The response from the city of New York, a global community of listeners and station staff was swift and strong. "I know there is new leadership over at WNYC," composer Julia Wolfe told Gothamist, which, like WNYC, is owned by New York Public Radio. "What I think they don't understand is that this isn't just a radio show — it's a cultural institution — it's the voice for creative music here in New York City."

In a rare triumph that shows just how much the public matters in public radio, WNYC reversed its decision on Monday. "We did it! Or more accurately, YOU DID IT!" Shaefer tweeted. "And if we sound incredulous, it's because we never expected to be able to make this announcement."

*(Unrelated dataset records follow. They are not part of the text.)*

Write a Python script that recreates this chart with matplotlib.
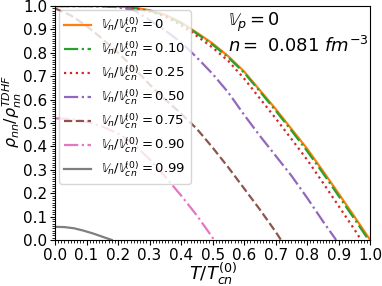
import matplotlib
matplotlib.use("Agg")
import matplotlib.pyplot as plt
from matplotlib.ticker import MultipleLocator, FormatStrFormatter

# superfluid fraction vs T/Tcn for several neutron flows
t_0 = [0, .05, .1, .15, .2, .25, .3, .35, .4, .45, .5, .55, .6, .65, .7, .75, .8, .85, .9, .95, 1.0]
rho_0 = [1.0, 1.0, 1.0, 1.0, .998, .993, .982, .962, .93, .886, .84, .785, .72, .64, .56, .475, .39, .295, .198, .1, 0.0]

t_10 = [0, .05, .1, .15, .2, .25, .3, .35, .4, .45, .5, .55, .6, .65, .7, .75, .8, .85, .9, .95, .995]
rho_10 = [1.0, 1.0, 1.0, 1.0, .998, .992, .98, .96, .927, .882, .835, .78, .715, .635, .553, .468, .38, .286, .188, .09, 0.0]

t_25 = [0, .05, .1, .15, .2, .25, .3, .35, .4, .45, .5, .55, .6, .65, .7, .75, .8, .85, .9, .95, .971]
rho_25 = [1.0, 1.0, 1.0, .999, .996, .99, .977, .955, .918, .872, .822, .765, .69, .605, .52, .432, .343, .245, .145, .045, 0.0]

t_50 = [0, .05, .1, .15, .2, .25, .3, .35, .4, .45, .5, .55, .6, .65, .7, .75, .8, .85, .892]
rho_50 = [1.0, 1.0, 1.0, .999, .995, .982, .94, .895, .845, .78, .71, .63, .535, .445, .36, .275, .18, .08, 0.0]

t_75 = [0, .05, .1, .15, .2, .25, .3, .35, .4, .45, .5, .55, .6, .65, .7, .717]
rho_75 = [.99, .96, .915, .86, .80, .735, .665, .6, .54, .475, .395, .31, .22, .13, .035, 0.0]

t_90 = [0, .05, .1, .15, .2, .25, .3, .35, .4, .45, .5, .503]
rho_90 = [.52, .517, .505, .485, .455, .41, .345, .27, .19, .105, .01, 0.0]

t_99 = [0, .03, .06, .09, .12, .15, .18]
rho_99 = [.056, .055, .05, .04, .028, .014, 0.0]

flows = ["0", "0.10", "0.25", "0.50", "0.75", "0.90", "0.99"]

series = [
    (t_0, rho_0, "C1", "-"),
    (t_10, rho_10, "C2", "-."),
    (t_25, rho_25, "C3", ":"),
    (t_50, rho_50, "C4", "-."),
    (t_75, rho_75, "C5", "--"),
    (t_90, rho_90, "C6", "-."),
    (t_99, rho_99, "C7", "-"),
]

fig = plt.figure(figsize=(3.82, 2.86), dpi=100)
ax = fig.add_axes([0.144, 0.161, 0.825, 0.818])

for (t, r, c, ls), v in zip(series, flows):
    ax.plot(t, r, color=c, ls=ls, lw=1.6,
            label=r"$\mathbb{V}_n/\mathbb{V}_{cn}^{(0)}=%s$" % v)

ax.set_xlim(0, 1)
ax.set_ylim(0, 1)
for a in (ax.xaxis, ax.yaxis):
    a.set_major_locator(MultipleLocator(0.1))
    a.set_minor_locator(MultipleLocator(0.01))
    a.set_major_formatter(FormatStrFormatter("%.1f"))
ax.tick_params(which="major", labelsize=11, length=3.5, pad=2)
ax.tick_params(which="minor", length=2)

ax.set_xlabel(r"$T/T_{cn}^{(0)}$", fontsize=13, labelpad=-1)
ax.set_ylabel(r"$\rho_{nn}/\rho_{nn}^{TDHF}$", fontsize=11.5)
# label coords mark the label's right edge here
ax.yaxis.set_label_coords(-0.098, 0.55)

ax.text(0.55, 0.93, r"$\mathbb{V}_p=0$", fontsize=13, transform=ax.transAxes, va="center")
ax.text(0.55, 0.83, r"$n=$ 0.081 $fm^{-3}$", fontsize=13, transform=ax.transAxes, va="center")

ax.legend(loc="upper left", fontsize=9.5, handlelength=2.0, labelspacing=0.35,
          borderaxespad=0.3, framealpha=0.8)

fig.savefig("out.png", dpi=100)
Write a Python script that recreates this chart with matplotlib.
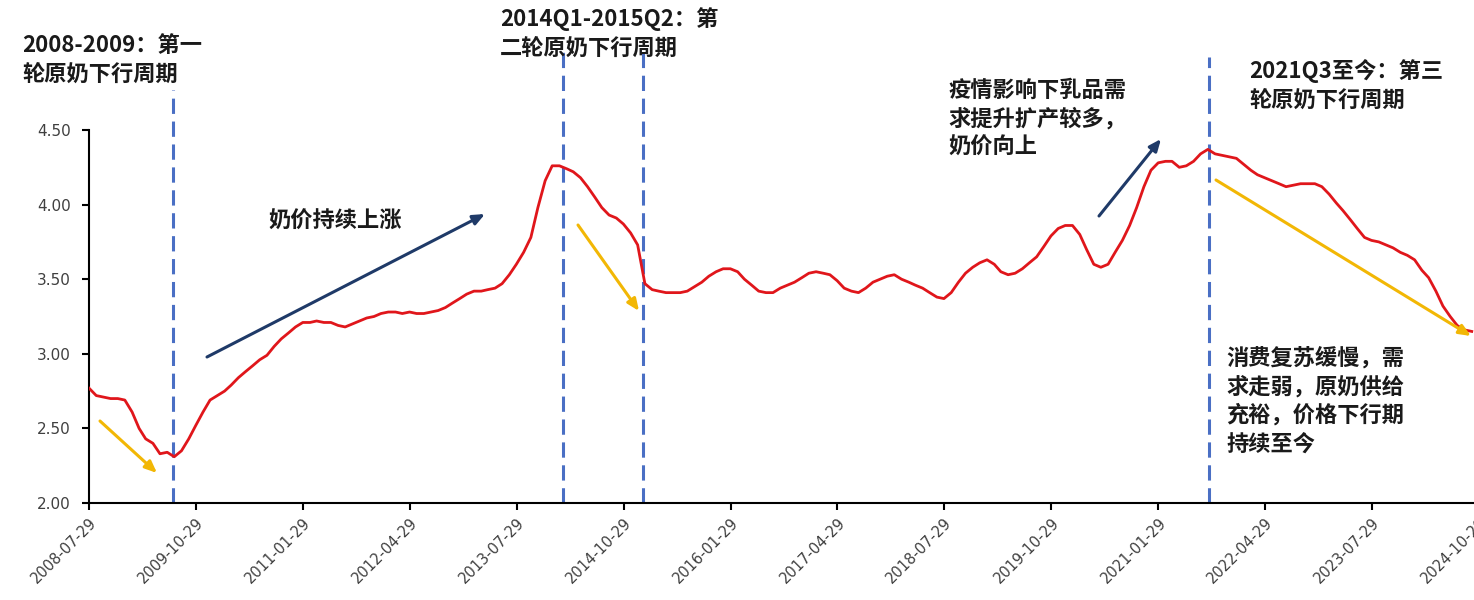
import matplotlib
matplotlib.use("Agg")
import matplotlib.pyplot as plt
import pandas as pd

plt.rcParams['font.family'] = ['Noto Sans CJK SC', 'DejaVu Sans']

# monthly raw milk price (yuan/kg), starting 2008-07-29
start = "2008-07-29"
price = [2.77, 2.72, 2.71, 2.70, 2.70, 2.69, 2.61, 2.50, 2.43, 2.40,
         2.33, 2.34, 2.31, 2.35, 2.43, 2.52, 2.61, 2.69, 2.72, 2.75,
         2.79, 2.84, 2.88, 2.92, 2.96, 2.99, 3.05, 3.10, 3.14, 3.18,
         3.21, 3.21, 3.22, 3.21, 3.21, 3.19, 3.18, 3.20, 3.22, 3.24,
         3.25, 3.27, 3.28, 3.28, 3.27, 3.28, 3.27, 3.27, 3.28, 3.29,
         3.31, 3.34, 3.37, 3.40, 3.42, 3.42, 3.43, 3.44, 3.47, 3.53,
         3.60, 3.68, 3.78, 3.98, 4.16, 4.26, 4.26, 4.24, 4.22, 4.18,
         4.12, 4.05, 3.98, 3.93, 3.91, 3.87, 3.81, 3.73, 3.47, 3.43,
         3.42, 3.41, 3.41, 3.41, 3.42, 3.45, 3.48, 3.52, 3.55, 3.57,
         3.57, 3.55, 3.50, 3.46, 3.42, 3.41, 3.41, 3.44, 3.46, 3.48,
         3.51, 3.54, 3.55, 3.54, 3.53, 3.49, 3.44, 3.42, 3.41, 3.44,
         3.48, 3.50, 3.52, 3.53, 3.50, 3.48, 3.46, 3.44, 3.41, 3.38,
         3.37, 3.41, 3.48, 3.54, 3.58, 3.61, 3.63, 3.60, 3.55, 3.53,
         3.54, 3.57, 3.61, 3.65, 3.72, 3.79, 3.84, 3.86, 3.86, 3.80,
         3.70, 3.60, 3.58, 3.60, 3.68, 3.76, 3.86, 3.98, 4.12, 4.23,
         4.28, 4.29, 4.29, 4.25, 4.26, 4.29, 4.34, 4.37, 4.34, 4.33,
         4.32, 4.31, 4.27, 4.23, 4.20, 4.18, 4.16, 4.14, 4.12, 4.13,
         4.14, 4.14, 4.14, 4.12, 4.07, 4.01, 3.96, 3.90, 3.84, 3.78,
         3.76, 3.75, 3.73, 3.71, 3.68, 3.66, 3.63, 3.56, 3.51, 3.42,
         3.32, 3.25, 3.19, 3.16, 3.15]
dates = pd.date_range(start, periods=len(price), freq=pd.DateOffset(months=1))

tick_labels = ["2008-07-29", "2009-10-29", "2011-01-29", "2012-04-29",
               "2013-07-29", "2014-10-29", "2016-01-29", "2017-04-29",
               "2018-07-29", "2019-10-29", "2021-01-29", "2022-04-29",
               "2023-07-29", "2024-10-29"]
y_ticks = [2.0, 2.5, 3.0, 3.5, 4.0, 4.5]

# cycle boundaries (dashed lines) and how high each one reaches
cycle_dates = ["2009-07-23", "2014-02-13", "2015-01-19", "2021-08-31"]
cycle_tops = [4.77, 5.05, 5.05, 4.99]

W, H = 1474, 600
fig = plt.figure(figsize=(W / 100, H / 100), dpi=100)
ax = fig.add_axes([89 / W, 1 - 503 / H, (1479 - 89) / W, (503 - 130) / H])

ax.plot(dates, price, color="#E0161B", lw=2.0, zorder=3)

for d, top in zip(cycle_dates, cycle_tops):
    ax.plot([pd.Timestamp(d)] * 2, [2.0, top], color="#4A6FC4", lw=2.2,
            ls=(0, (5, 2.5)), clip_on=False, zorder=2)

ax.set_xlim(pd.Timestamp("2008-07-29"), pd.Timestamp("2024-10-29"))
ax.set_ylim(2.0, 4.5)
ax.set_xticks([pd.Timestamp(t) for t in tick_labels])
ax.set_xticklabels(tick_labels, rotation=45, ha="right", rotation_mode="anchor",
                   fontsize=10.5, color="#404040", family="DejaVu Sans")
ax.set_yticks(y_ticks)
ax.set_yticklabels(["%.2f" % v for v in y_ticks], fontsize=11, color="#404040",
                   family="DejaVu Sans")
ax.tick_params(axis="x", length=5, width=1.5, direction="out", pad=4)
ax.tick_params(axis="y", length=5, width=1.5, direction="out", pad=8)
for s in ["top", "right"]:
    ax.spines[s].set_visible(False)
for s in ["left", "bottom"]:
    ax.spines[s].set_linewidth(1.5)


def px(x, y):
    return (x / W, 1 - y / H)


texts = [
    (22, 47, "2008-2009：第一\n轮原奶下行周期"),
    (500, 20, "2014Q1-2015Q2：第\n二轮原奶下行周期"),
    (948, 92, "疫情影响下乳品需\n求提升扩产较多，\n奶价向上"),
    (1249, 72, "2021Q3至今：第三\n轮原奶下行周期"),
    (268, 223, "奶价持续上涨"),
    (1226, 360, "消费复苏缓慢，需\n求走弱，原奶供给\n充裕，价格下行期\n持续至今"),
]
for x, y, t in texts:
    fig.text(*px(x, y - 13), t, fontsize=16, fontweight="bold", color="#1A1A1A",
             ha="left", va="top", linespacing=1.3)

arrows = [
    ((100, 421), (157, 473), "#F2B705"),
    ((578, 225), (639, 311), "#F2B705"),
    ((1216, 180), (1471, 336), "#F2B705"),
    ((207, 357), (485, 214), "#1F3A68"),
    ((1099, 216), (1161, 139), "#1F3A68"),
]
for (x0, y0), (x1, y1), c in arrows:
    ax.annotate("", xy=px(x1, y1), xytext=px(x0, y0), xycoords="figure fraction",
                textcoords="figure fraction",
                arrowprops=dict(arrowstyle="-|>,head_length=0.7,head_width=0.3",
                                color=c, lw=2.2, shrinkA=0, shrinkB=0))

fig.savefig("out.png", dpi=100)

The weekly playlist on Spotify and Apple Music has been updated and the Bandcamp picks below run a wild gamut, as anyone who follows Viking's Choice knows by now. But if you like the music here and how it's presented, know that there's public radio precedence. Spend some time with New Sounds — or Schaefer's podcast Soundcheck, or the 24/7 stream — if you've never heard the show, or get reacquainted: just don't take it for granted.


Meara O'Reilly, "Hockets for Two Voices III"

Meara O'Reilly has a thing for musical illusions, how the ear and the brain can play with your senses. Hocketing itself is a type of auditory trick going back several centuries and cultures, where two (sometimes more) voices complete melodic phrases note-by-note in an uncanny feat of vocal concentration. This is but a short snippet from her brief-but-sensory-rich 11-minute album, but in it, the two voices (O'Reilly performs both parts) dip, slide and pan your headphones like a bouncy castle set in a cloud level of Super Mario Bros.


Teitanblood, "Ungodly Others"

Look, for all I know these Spaniards are total sweethearts with puppy-of-the-month calendars who are just their best selves when vomiting pure metallic evil from the bowels of hell. Or, while slurping hot-pink hibiscus boba tea with their besties, they are compelled to unleash a terror so foul that rivers weep blood. I'm not here to judge!


Jon Mueller, "Feeling Symbols"

Each beat rings deep in the music of Jon Mueller. Codex Intueri features the composer's most trusted tools — drums, percussion and gongs — but turns over the arrangements, mixing and synths over to James Plotkin. There's a trust there, as Mueller's meditative rhythms both settle and spiral to a ritualistic dance.


Mount Eerie, "Belief Pt. 2"

Phil Elverum can dig inside a moment and find its most complicated, twisted and truest meaning. Here is what might be the most tender couplet of the year, which I'll carry with me: "If ever the bonfire that I carry around could warm you again / I will be out here in the weather for you glowing."


Jessica Ekomane, "Solid of Revolution"

Jessica Ekomane originally conceived Multivocal as a quadraphonic experience, so just imagine short bursts of polyphonic tone pulsing and phasing around your total being. Don't worry, it works on headphones, too, but you just might levitate until the cord snaps you back to earth.


The Blamed, "I Guess This is Goodbye"

Now here's a blast from my Christian punk past. From 1994-2002, The Blamed evolved from shouty skate-punk to aggro hardcore to a creative palette of switchback riffs, a bruising rhythm section and throttled call-and-response. (2001's Isolated Incident remains a personal favorite.) The band's first album in 17 years, The Church is Hurting People, kinda does all of the above with varying results, but when the feedback-riddled power chords rev at the rumbling speed of "I Guess This is Goodbye," I'm a teenager again, thrashing around my room.


Kyle Landstra / Dominic Coppola, "Earlier in the Morning" & "Later in the Day"

Ambient music sometimes functions best when you forget it exists; the tones just become a part of your day. I've lost track of time staring into the synth abyss of these two tracks.


Curse, "Universe 25"

Baltimore's got a good goth streak going this year: first The Holy Circle, now Curse. For its third album, noise and doom metal-tinged tunes give way to neon synth-pop in ways that will please both Blade Runner and Siouxsie and the Banshees fans.